EXERCISE =
Copy each line of the listing below exactly.

RECORDS TO PROCESS =
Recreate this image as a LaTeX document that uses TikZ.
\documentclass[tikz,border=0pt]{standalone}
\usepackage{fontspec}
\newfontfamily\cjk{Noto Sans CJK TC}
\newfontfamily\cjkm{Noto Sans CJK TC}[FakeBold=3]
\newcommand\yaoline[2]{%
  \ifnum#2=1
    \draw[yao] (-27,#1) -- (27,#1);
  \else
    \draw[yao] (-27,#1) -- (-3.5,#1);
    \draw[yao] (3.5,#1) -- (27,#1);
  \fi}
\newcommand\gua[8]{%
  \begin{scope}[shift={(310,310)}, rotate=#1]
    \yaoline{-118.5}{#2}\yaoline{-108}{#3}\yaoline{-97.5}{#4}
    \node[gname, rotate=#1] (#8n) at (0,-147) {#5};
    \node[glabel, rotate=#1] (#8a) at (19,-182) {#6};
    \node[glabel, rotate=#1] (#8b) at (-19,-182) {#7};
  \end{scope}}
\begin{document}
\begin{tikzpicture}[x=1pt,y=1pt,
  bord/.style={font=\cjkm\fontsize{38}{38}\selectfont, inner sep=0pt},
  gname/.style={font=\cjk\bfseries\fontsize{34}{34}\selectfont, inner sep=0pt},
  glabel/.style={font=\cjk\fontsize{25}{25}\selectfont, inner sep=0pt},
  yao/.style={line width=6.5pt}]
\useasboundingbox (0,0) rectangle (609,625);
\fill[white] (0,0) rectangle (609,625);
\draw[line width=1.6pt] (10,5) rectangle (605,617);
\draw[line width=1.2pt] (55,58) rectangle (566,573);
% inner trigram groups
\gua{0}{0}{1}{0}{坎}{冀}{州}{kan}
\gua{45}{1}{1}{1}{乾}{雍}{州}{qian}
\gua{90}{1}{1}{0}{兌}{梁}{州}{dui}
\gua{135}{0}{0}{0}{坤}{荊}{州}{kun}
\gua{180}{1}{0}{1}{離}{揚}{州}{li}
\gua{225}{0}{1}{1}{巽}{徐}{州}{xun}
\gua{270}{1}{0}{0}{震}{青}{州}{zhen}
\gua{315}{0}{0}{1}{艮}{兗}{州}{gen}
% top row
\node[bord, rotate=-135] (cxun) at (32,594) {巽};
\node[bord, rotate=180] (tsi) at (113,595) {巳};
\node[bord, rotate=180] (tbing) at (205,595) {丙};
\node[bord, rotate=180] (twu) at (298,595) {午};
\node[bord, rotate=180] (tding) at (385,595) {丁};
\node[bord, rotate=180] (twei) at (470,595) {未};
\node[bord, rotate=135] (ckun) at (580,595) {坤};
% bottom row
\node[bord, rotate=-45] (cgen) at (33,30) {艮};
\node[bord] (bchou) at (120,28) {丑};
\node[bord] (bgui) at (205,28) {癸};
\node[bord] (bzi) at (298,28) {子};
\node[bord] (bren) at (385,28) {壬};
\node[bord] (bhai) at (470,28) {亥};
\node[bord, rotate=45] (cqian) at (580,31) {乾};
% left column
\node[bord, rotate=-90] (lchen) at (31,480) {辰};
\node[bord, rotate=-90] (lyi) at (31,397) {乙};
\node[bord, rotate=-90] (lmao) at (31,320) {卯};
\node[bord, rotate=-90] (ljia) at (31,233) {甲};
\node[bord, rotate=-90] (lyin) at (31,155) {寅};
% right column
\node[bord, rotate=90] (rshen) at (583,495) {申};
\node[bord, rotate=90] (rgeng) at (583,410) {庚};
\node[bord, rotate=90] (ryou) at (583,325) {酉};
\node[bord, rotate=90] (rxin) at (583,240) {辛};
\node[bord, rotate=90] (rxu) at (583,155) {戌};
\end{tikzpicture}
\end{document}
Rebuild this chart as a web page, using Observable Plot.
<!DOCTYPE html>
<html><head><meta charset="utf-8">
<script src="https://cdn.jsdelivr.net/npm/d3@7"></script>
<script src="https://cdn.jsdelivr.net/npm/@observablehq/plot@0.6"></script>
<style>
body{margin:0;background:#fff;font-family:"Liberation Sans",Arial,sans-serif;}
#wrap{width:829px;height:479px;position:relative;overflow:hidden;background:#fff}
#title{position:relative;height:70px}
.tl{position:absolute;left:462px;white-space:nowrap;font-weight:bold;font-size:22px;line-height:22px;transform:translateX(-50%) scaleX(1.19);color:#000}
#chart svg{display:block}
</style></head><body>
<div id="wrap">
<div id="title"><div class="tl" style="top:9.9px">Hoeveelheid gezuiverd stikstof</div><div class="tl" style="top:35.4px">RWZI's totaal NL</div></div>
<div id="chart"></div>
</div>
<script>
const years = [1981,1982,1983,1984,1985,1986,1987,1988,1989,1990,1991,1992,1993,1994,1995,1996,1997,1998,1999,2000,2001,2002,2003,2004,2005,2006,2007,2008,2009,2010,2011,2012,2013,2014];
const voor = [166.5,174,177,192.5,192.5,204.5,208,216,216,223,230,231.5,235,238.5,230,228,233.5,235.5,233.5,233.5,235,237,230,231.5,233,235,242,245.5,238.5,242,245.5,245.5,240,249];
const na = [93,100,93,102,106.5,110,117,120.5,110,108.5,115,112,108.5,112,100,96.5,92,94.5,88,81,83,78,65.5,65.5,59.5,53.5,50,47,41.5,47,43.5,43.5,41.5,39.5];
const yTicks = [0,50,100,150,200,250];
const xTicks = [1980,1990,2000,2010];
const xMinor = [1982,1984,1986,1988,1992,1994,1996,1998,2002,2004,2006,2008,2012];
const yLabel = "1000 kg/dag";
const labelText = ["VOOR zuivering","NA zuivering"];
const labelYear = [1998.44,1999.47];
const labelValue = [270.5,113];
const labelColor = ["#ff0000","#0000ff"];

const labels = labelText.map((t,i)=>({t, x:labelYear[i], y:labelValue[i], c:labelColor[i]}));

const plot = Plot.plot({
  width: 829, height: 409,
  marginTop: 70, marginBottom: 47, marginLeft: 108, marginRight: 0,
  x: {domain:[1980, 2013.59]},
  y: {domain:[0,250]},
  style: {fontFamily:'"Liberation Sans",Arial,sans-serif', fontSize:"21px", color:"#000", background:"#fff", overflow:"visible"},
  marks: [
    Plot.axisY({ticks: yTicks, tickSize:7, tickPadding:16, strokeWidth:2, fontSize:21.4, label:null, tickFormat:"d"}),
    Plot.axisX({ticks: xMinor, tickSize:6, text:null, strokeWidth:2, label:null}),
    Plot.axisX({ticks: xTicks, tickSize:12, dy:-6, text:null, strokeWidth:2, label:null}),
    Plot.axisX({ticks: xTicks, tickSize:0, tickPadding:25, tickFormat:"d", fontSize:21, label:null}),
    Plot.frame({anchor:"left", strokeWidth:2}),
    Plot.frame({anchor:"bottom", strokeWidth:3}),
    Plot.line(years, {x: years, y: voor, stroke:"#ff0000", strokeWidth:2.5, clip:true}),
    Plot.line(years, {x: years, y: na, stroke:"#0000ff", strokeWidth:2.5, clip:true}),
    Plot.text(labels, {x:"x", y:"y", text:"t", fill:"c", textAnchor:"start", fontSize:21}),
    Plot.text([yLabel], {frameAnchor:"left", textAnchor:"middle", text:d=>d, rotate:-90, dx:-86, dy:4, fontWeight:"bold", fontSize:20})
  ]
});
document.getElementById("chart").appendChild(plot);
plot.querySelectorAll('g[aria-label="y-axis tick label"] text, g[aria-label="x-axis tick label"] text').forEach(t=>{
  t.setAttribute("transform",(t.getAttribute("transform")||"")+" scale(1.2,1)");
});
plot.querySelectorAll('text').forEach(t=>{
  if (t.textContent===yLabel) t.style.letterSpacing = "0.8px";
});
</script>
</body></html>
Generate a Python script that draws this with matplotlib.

RESULT OF THIS EXERCISE =
Recreate this image as a LaTeX document that uses TikZ.
\documentclass[tikz,border=0pt]{standalone}
\usepackage{fontspec}
\newfontfamily\cjk{Noto Sans CJK TC}
\newfontfamily\cjkm{Noto Sans CJK TC}[FakeBold=3]
\newcommand\yaoline[2]{%
  \ifnum#2=1
    \draw[yao] (-27,#1) -- (27,#1);
  \else
    \draw[yao] (-27,#1) -- (-3.5,#1);
    \draw[yao] (3.5,#1) -- (27,#1);
  \fi}
\newcommand\gua[8]{%
  \begin{scope}[shift={(310,310)}, rotate=#1]
    \yaoline{-118.5}{#2}\yaoline{-108}{#3}\yaoline{-97.5}{#4}
    \node[gname, rotate=#1] (#8n) at (0,-147) {#5};
    \node[glabel, rotate=#1] (#8a) at (19,-182) {#6};
    \node[glabel, rotate=#1] (#8b) at (-19,-182) {#7};
  \end{scope}}
\begin{document}
\begin{tikzpicture}[x=1pt,y=1pt,
  bord/.style={font=\cjkm\fontsize{38}{38}\selectfont, inner sep=0pt},
  gname/.style={font=\cjk\bfseries\fontsize{34}{34}\selectfont, inner sep=0pt},
  glabel/.style={font=\cjk\fontsize{25}{25}\selectfont, inner sep=0pt},
  yao/.style={line width=6.5pt}]
\useasboundingbox (0,0) rectangle (609,625);
\fill[white] (0,0) rectangle (609,625);
\draw[line width=1.6pt] (10,5) rectangle (605,617);
\draw[line width=1.2pt] (55,58) rectangle (566,573);
% inner trigram groups
\gua{0}{0}{1}{0}{坎}{冀}{州}{kan}
\gua{45}{1}{1}{1}{乾}{雍}{州}{qian}
\gua{90}{1}{1}{0}{兌}{梁}{州}{dui}
\gua{135}{0}{0}{0}{坤}{荊}{州}{kun}
\gua{180}{1}{0}{1}{離}{揚}{州}{li}
\gua{225}{0}{1}{1}{巽}{徐}{州}{xun}
\gua{270}{1}{0}{0}{震}{青}{州}{zhen}
\gua{315}{0}{0}{1}{艮}{兗}{州}{gen}
% top row
\node[bord, rotate=-135] (cxun) at (32,594) {巽};
\node[bord, rotate=180] (tsi) at (113,595) {巳};
\node[bord, rotate=180] (tbing) at (205,595) {丙};
\node[bord, rotate=180] (twu) at (298,595) {午};
\node[bord, rotate=180] (tding) at (385,595) {丁};
\node[bord, rotate=180] (twei) at (470,595) {未};
\node[bord, rotate=135] (ckun) at (580,595) {坤};
% bottom row
\node[bord, rotate=-45] (cgen) at (33,30) {艮};
\node[bord] (bchou) at (120,28) {丑};
\node[bord] (bgui) at (205,28) {癸};
\node[bord] (bzi) at (298,28) {子};
\node[bord] (bren) at (385,28) {壬};
\node[bord] (bhai) at (470,28) {亥};
\node[bord, rotate=45] (cqian) at (580,31) {乾};
% left column
\node[bord, rotate=-90] (lchen) at (31,480) {辰};
\node[bord, rotate=-90] (lyi) at (31,397) {乙};
\node[bord, rotate=-90] (lmao) at (31,320) {卯};
\node[bord, rotate=-90] (ljia) at (31,233) {甲};
\node[bord, rotate=-90] (lyin) at (31,155) {寅};
% right column
\node[bord, rotate=90] (rshen) at (583,495) {申};
\node[bord, rotate=90] (rgeng) at (583,410) {庚};
\node[bord, rotate=90] (ryou) at (583,325) {酉};
\node[bord, rotate=90] (rxin) at (583,240) {辛};
\node[bord, rotate=90] (rxu) at (583,155) {戌};
\end{tikzpicture}
\end{document}
Rebuild this chart as a web page, using Observable Plot.
<!DOCTYPE html>
<html><head><meta charset="utf-8">
<script src="https://cdn.jsdelivr.net/npm/d3@7"></script>
<script src="https://cdn.jsdelivr.net/npm/@observablehq/plot@0.6"></script>
<style>
body{margin:0;background:#fff;font-family:"Liberation Sans",Arial,sans-serif;}
#wrap{width:829px;height:479px;position:relative;overflow:hidden;background:#fff}
#title{position:relative;height:70px}
.tl{position:absolute;left:462px;white-space:nowrap;font-weight:bold;font-size:22px;line-height:22px;transform:translateX(-50%) scaleX(1.19);color:#000}
#chart svg{display:block}
</style></head><body>
<div id="wrap">
<div id="title"><div class="tl" style="top:9.9px">Hoeveelheid gezuiverd stikstof</div><div class="tl" style="top:35.4px">RWZI's totaal NL</div></div>
<div id="chart"></div>
</div>
<script>
const years = [1981,1982,1983,1984,1985,1986,1987,1988,1989,1990,1991,1992,1993,1994,1995,1996,1997,1998,1999,2000,2001,2002,2003,2004,2005,2006,2007,2008,2009,2010,2011,2012,2013,2014];
const voor = [166.5,174,177,192.5,192.5,204.5,208,216,216,223,230,231.5,235,238.5,230,228,233.5,235.5,233.5,233.5,235,237,230,231.5,233,235,242,245.5,238.5,242,245.5,245.5,240,249];
const na = [93,100,93,102,106.5,110,117,120.5,110,108.5,115,112,108.5,112,100,96.5,92,94.5,88,81,83,78,65.5,65.5,59.5,53.5,50,47,41.5,47,43.5,43.5,41.5,39.5];
const yTicks = [0,50,100,150,200,250];
const xTicks = [1980,1990,2000,2010];
const xMinor = [1982,1984,1986,1988,1992,1994,1996,1998,2002,2004,2006,2008,2012];
const yLabel = "1000 kg/dag";
const labelText = ["VOOR zuivering","NA zuivering"];
const labelYear = [1998.44,1999.47];
const labelValue = [270.5,113];
const labelColor = ["#ff0000","#0000ff"];

const labels = labelText.map((t,i)=>({t, x:labelYear[i], y:labelValue[i], c:labelColor[i]}));

const plot = Plot.plot({
  width: 829, height: 409,
  marginTop: 70, marginBottom: 47, marginLeft: 108, marginRight: 0,
  x: {domain:[1980, 2013.59]},
  y: {domain:[0,250]},
  style: {fontFamily:'"Liberation Sans",Arial,sans-serif', fontSize:"21px", color:"#000", background:"#fff", overflow:"visible"},
  marks: [
    Plot.axisY({ticks: yTicks, tickSize:7, tickPadding:16, strokeWidth:2, fontSize:21.4, label:null, tickFormat:"d"}),
    Plot.axisX({ticks: xMinor, tickSize:6, text:null, strokeWidth:2, label:null}),
    Plot.axisX({ticks: xTicks, tickSize:12, dy:-6, text:null, strokeWidth:2, label:null}),
    Plot.axisX({ticks: xTicks, tickSize:0, tickPadding:25, tickFormat:"d", fontSize:21, label:null}),
    Plot.frame({anchor:"left", strokeWidth:2}),
    Plot.frame({anchor:"bottom", strokeWidth:3}),
    Plot.line(years, {x: years, y: voor, stroke:"#ff0000", strokeWidth:2.5, clip:true}),
    Plot.line(years, {x: years, y: na, stroke:"#0000ff", strokeWidth:2.5, clip:true}),
    Plot.text(labels, {x:"x", y:"y", text:"t", fill:"c", textAnchor:"start", fontSize:21}),
    Plot.text([yLabel], {frameAnchor:"left", textAnchor:"middle", text:d=>d, rotate:-90, dx:-86, dy:4, fontWeight:"bold", fontSize:20})
  ]
});
document.getElementById("chart").appendChild(plot);
plot.querySelectorAll('g[aria-label="y-axis tick label"] text, g[aria-label="x-axis tick label"] text').forEach(t=>{
  t.setAttribute("transform",(t.getAttribute("transform")||"")+" scale(1.2,1)");
});
plot.querySelectorAll('text').forEach(t=>{
  if (t.textContent===yLabel) t.style.letterSpacing = "0.8px";
});
</script>
</body></html>
Generate a Python script that draws this with matplotlib.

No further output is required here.